Tesla has now recorded a Nürburgring lap time with its Model S Plaid, if that matters.
The Model S Plaid has been sent around the Nordschleife recently, with Tesla announcing a Nürburgring lap time of 7:30.9 (BTG) making it the world’s fastest production electric car around the circuit. The new Plaid is now one of just two Model S variants, sitting above the entry-level Long Range with a substantial boost in performance.
With Nürburgring officials having verified the time, this time puts the Model S Plaid 11.1 seconds ahead of the previous record holder, Porsche’s Taycan Turbo (note, not a Turbo S). The attempt is said to have been set by a largely standard car, including the questionable yoke-style steering wheel, but a roll cage, modified centre console with what appears to be a kill switch and a more accurate race-spec dash can be seen from the POV footage – these additions are commonplace for such attempts.
While impressive, it is quite some way from the 7 minute 10 second lap Tesla hinted at back in 2019, proving that its claims still have a long way to go before being considered gospel (has anyone seen the Cybertruck or Roadster yet? Anyone?).
Tesla CEO Elon Musk said it would make a second attempt with a modified car, featuring ‘added aero surfaces, carbon brakes & track tires.’ Though Musk says the company ‘doesn’t have the bandwidth’ to provide such upgrades from the factory, he did reveal that a track software update is imminent – this is likely to be similar to the system found in the Model 3 Performance, allowing drivers to disengage traction control, monitor temperatures and alter power distribution.

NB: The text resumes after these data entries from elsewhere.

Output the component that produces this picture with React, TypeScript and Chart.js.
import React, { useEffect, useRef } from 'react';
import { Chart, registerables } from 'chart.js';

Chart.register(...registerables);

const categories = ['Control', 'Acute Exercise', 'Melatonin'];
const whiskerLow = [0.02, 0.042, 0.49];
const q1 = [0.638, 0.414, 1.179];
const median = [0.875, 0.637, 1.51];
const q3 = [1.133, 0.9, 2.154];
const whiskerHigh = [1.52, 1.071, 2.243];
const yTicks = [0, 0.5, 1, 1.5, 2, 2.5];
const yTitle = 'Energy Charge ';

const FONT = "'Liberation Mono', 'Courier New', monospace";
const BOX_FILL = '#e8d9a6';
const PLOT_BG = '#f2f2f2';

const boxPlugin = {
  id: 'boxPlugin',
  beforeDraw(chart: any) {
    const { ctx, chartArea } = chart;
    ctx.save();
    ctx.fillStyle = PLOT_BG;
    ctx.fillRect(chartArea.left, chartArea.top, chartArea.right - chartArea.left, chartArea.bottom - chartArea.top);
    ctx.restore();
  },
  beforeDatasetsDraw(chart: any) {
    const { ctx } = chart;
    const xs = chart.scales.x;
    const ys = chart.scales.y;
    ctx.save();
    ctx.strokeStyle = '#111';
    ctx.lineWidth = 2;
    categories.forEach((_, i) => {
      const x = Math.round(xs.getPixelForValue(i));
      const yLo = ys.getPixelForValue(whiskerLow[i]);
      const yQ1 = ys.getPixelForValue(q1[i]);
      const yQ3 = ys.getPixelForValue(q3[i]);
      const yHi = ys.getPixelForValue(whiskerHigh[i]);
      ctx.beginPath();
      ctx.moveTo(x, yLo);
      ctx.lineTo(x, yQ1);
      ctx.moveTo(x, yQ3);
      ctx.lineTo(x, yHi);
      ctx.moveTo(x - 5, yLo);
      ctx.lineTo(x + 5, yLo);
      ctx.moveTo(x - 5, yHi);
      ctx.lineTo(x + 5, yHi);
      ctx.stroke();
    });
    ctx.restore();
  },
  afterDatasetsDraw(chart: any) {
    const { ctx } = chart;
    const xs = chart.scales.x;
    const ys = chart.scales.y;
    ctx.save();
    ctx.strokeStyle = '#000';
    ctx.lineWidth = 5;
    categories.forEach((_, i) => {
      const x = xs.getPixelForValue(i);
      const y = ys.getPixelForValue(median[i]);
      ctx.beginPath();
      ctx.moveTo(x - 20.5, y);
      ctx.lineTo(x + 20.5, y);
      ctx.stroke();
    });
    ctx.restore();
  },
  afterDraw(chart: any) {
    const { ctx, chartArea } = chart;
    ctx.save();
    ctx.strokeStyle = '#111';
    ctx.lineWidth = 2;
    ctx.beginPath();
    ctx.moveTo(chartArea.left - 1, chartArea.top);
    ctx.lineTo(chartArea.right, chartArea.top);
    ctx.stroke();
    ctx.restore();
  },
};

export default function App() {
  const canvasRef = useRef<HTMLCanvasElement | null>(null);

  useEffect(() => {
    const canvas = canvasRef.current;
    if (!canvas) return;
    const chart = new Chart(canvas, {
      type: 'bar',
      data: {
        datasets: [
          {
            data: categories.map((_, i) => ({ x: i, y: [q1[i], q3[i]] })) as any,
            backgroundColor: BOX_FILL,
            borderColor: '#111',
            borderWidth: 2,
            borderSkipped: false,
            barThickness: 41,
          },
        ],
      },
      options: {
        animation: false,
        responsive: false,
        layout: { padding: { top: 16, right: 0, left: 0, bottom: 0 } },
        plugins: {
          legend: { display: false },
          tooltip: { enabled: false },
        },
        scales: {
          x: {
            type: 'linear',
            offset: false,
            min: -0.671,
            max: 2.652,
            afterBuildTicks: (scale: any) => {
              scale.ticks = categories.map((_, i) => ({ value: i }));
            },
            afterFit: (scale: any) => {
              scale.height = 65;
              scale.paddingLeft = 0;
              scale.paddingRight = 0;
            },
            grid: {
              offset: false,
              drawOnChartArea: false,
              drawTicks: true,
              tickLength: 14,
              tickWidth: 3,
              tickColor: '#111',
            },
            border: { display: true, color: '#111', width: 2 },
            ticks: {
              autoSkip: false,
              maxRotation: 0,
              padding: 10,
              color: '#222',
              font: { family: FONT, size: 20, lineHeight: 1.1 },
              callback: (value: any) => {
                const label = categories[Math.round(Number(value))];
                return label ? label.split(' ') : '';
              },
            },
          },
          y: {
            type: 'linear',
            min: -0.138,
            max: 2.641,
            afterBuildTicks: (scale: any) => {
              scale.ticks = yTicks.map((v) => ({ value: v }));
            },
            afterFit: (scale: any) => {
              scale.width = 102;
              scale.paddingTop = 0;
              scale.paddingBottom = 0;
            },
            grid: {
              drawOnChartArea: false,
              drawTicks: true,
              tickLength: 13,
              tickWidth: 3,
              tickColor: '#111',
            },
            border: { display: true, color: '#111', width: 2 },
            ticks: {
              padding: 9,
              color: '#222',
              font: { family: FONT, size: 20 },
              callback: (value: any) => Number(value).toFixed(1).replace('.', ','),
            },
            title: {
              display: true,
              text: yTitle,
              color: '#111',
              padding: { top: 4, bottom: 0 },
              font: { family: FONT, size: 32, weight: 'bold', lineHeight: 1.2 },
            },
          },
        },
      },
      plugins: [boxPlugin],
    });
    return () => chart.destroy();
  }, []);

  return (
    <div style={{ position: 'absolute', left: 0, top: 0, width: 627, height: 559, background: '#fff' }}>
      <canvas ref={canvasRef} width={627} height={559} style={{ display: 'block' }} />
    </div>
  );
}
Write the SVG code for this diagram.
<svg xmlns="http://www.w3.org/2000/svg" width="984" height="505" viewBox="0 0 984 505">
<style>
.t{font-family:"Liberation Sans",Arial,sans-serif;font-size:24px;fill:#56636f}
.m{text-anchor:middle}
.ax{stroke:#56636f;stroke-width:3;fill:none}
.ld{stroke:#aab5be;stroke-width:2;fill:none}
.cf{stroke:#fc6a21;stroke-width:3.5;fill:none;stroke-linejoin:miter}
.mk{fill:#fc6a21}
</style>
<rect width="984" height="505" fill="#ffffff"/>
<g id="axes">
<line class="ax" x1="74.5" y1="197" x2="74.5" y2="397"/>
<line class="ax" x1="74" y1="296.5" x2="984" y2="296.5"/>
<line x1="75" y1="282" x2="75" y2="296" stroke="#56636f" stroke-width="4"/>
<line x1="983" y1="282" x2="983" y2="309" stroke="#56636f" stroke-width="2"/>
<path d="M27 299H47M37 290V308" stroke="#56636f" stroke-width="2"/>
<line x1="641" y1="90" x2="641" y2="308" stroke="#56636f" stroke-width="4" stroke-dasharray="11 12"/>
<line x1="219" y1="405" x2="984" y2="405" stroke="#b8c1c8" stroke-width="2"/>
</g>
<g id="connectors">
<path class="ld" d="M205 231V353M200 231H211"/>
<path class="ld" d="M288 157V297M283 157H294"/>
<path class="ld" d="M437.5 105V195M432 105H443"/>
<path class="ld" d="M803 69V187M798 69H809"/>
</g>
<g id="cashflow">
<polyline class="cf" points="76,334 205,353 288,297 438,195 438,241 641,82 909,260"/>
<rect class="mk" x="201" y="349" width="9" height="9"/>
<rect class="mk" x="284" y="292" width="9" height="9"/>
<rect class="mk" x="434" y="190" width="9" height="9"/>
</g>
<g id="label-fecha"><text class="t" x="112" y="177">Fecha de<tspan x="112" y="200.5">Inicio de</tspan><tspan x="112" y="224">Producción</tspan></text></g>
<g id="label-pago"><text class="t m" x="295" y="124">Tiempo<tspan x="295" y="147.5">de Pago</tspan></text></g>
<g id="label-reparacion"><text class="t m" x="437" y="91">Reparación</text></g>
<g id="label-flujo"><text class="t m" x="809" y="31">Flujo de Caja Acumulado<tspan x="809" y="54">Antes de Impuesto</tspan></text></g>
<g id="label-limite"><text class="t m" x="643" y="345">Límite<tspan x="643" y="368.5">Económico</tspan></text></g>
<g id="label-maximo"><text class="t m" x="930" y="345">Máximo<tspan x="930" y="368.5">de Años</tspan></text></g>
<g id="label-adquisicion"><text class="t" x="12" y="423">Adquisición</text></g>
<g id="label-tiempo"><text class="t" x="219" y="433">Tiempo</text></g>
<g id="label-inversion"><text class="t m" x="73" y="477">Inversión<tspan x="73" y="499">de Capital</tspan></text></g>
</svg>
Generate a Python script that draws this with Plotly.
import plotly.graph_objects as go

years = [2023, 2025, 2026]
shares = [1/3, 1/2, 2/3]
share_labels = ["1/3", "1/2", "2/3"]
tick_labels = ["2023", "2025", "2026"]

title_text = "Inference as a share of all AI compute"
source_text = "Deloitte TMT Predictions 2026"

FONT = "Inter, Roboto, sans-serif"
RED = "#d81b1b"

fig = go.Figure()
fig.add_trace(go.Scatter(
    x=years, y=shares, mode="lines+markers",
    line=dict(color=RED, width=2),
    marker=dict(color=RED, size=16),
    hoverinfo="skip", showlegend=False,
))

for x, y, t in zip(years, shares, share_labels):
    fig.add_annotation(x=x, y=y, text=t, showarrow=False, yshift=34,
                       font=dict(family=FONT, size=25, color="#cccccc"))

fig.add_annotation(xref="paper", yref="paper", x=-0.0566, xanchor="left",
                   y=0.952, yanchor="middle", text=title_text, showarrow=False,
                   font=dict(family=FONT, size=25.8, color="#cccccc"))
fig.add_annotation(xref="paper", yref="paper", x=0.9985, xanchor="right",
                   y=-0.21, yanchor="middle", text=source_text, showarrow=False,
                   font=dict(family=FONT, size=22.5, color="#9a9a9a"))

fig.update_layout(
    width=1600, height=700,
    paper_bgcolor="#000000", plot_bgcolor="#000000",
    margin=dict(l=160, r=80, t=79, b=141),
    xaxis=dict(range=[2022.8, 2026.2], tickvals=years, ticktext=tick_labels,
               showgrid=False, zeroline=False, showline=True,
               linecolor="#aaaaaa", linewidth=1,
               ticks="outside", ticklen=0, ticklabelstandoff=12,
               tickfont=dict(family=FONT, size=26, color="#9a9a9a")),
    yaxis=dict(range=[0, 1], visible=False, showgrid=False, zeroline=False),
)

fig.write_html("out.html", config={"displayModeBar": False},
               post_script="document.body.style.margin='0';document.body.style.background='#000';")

Peak power is rated at 750kW, delivered by a trio of new carbon-sleeved motors. Though they produce less in this application, Tesla engineers say each motor is capable of delivering around 300kW when battery technology allows for it. It’s claimed 0-100km/h sprint is currently pegged at 1.99sec (with a 30cm rollout), completing the quarter-mile in 9.23sec at 250km/h and reaching a top speed of 322km/h. While it’s hardly lightweight at 2162kg, this figure does make it around 200kg lighter than Porsche’s Taycan Turbo S.
Despite the intense performance, Tesla claims it will still cover around 630km on a single charge. Charging speeds have also been improved with the Plaid able to utilise all 250kW of the firm’s new V3 Supercharger stations, a 25kW improvement over the latest Model S and X models.
The Plaid features torque vectoring which might go some way to counter its hefty kerb weight, with adaptive air suspension also standard. Although not confirmed, the configurator appears to reveal the use of larger brakes too, which would be a minimum upgrade given the four-figure power output. Also new is an upgraded heat pump for better cold weather performance and a radiator twice the size of its predecessor. The latter is said to allow for back-to-back launches and spirited driving without performance degradation – something Porsche ensured was covered in its electric flagship.
Also announced as part of the 2021 facelift, the Plaid will also come with a new interior, swapping its predecessor’s portrait display for a 17-inch landscape unit. Unlike in the Model 3, the driver is also treated to a new 12.3-inch display behind the steering wheel, with an 8-inch unit making an appearance in the back for rear seat entertainment. Both the new yoke-style steering wheel and lack of improved seat bolstering are questionable, but the Plaid does appear to feature seat perforations for improved grip. The wood trim of the Long Range is also swapped for carbon fibre.
Exterior design on the Plaid is identical to the Long Range, with only minor tweaks made to the front and rear bumpers for improved cooling – the only way to tell a Plaid apart from the Long Range is its red brake calipers and Plaid badging. 19-inch aero-centric wheels come as standard, however 21-inch ‘Arachnid’ items can be fitted. Drag coefficient has been improved over the outgoing model, with an impressive 0.208 figure outdoing even Porsche’s slippery Taycan.
Stacked up against its arch-rival, the Porsche Taycan, it seems a good value offering on paper. The Tesla is said to reach 100km/h six tenths sooner than the Porsche and boasts a top speed 61km/h higher. Range is also on the Plaid’s side, with Tesla claiming it will travel around 160km further on a single charge.
For now, the first 25 US cars have already hit the road, ramping up production over the next few months targeting 1000 cars per week by Q3 2022.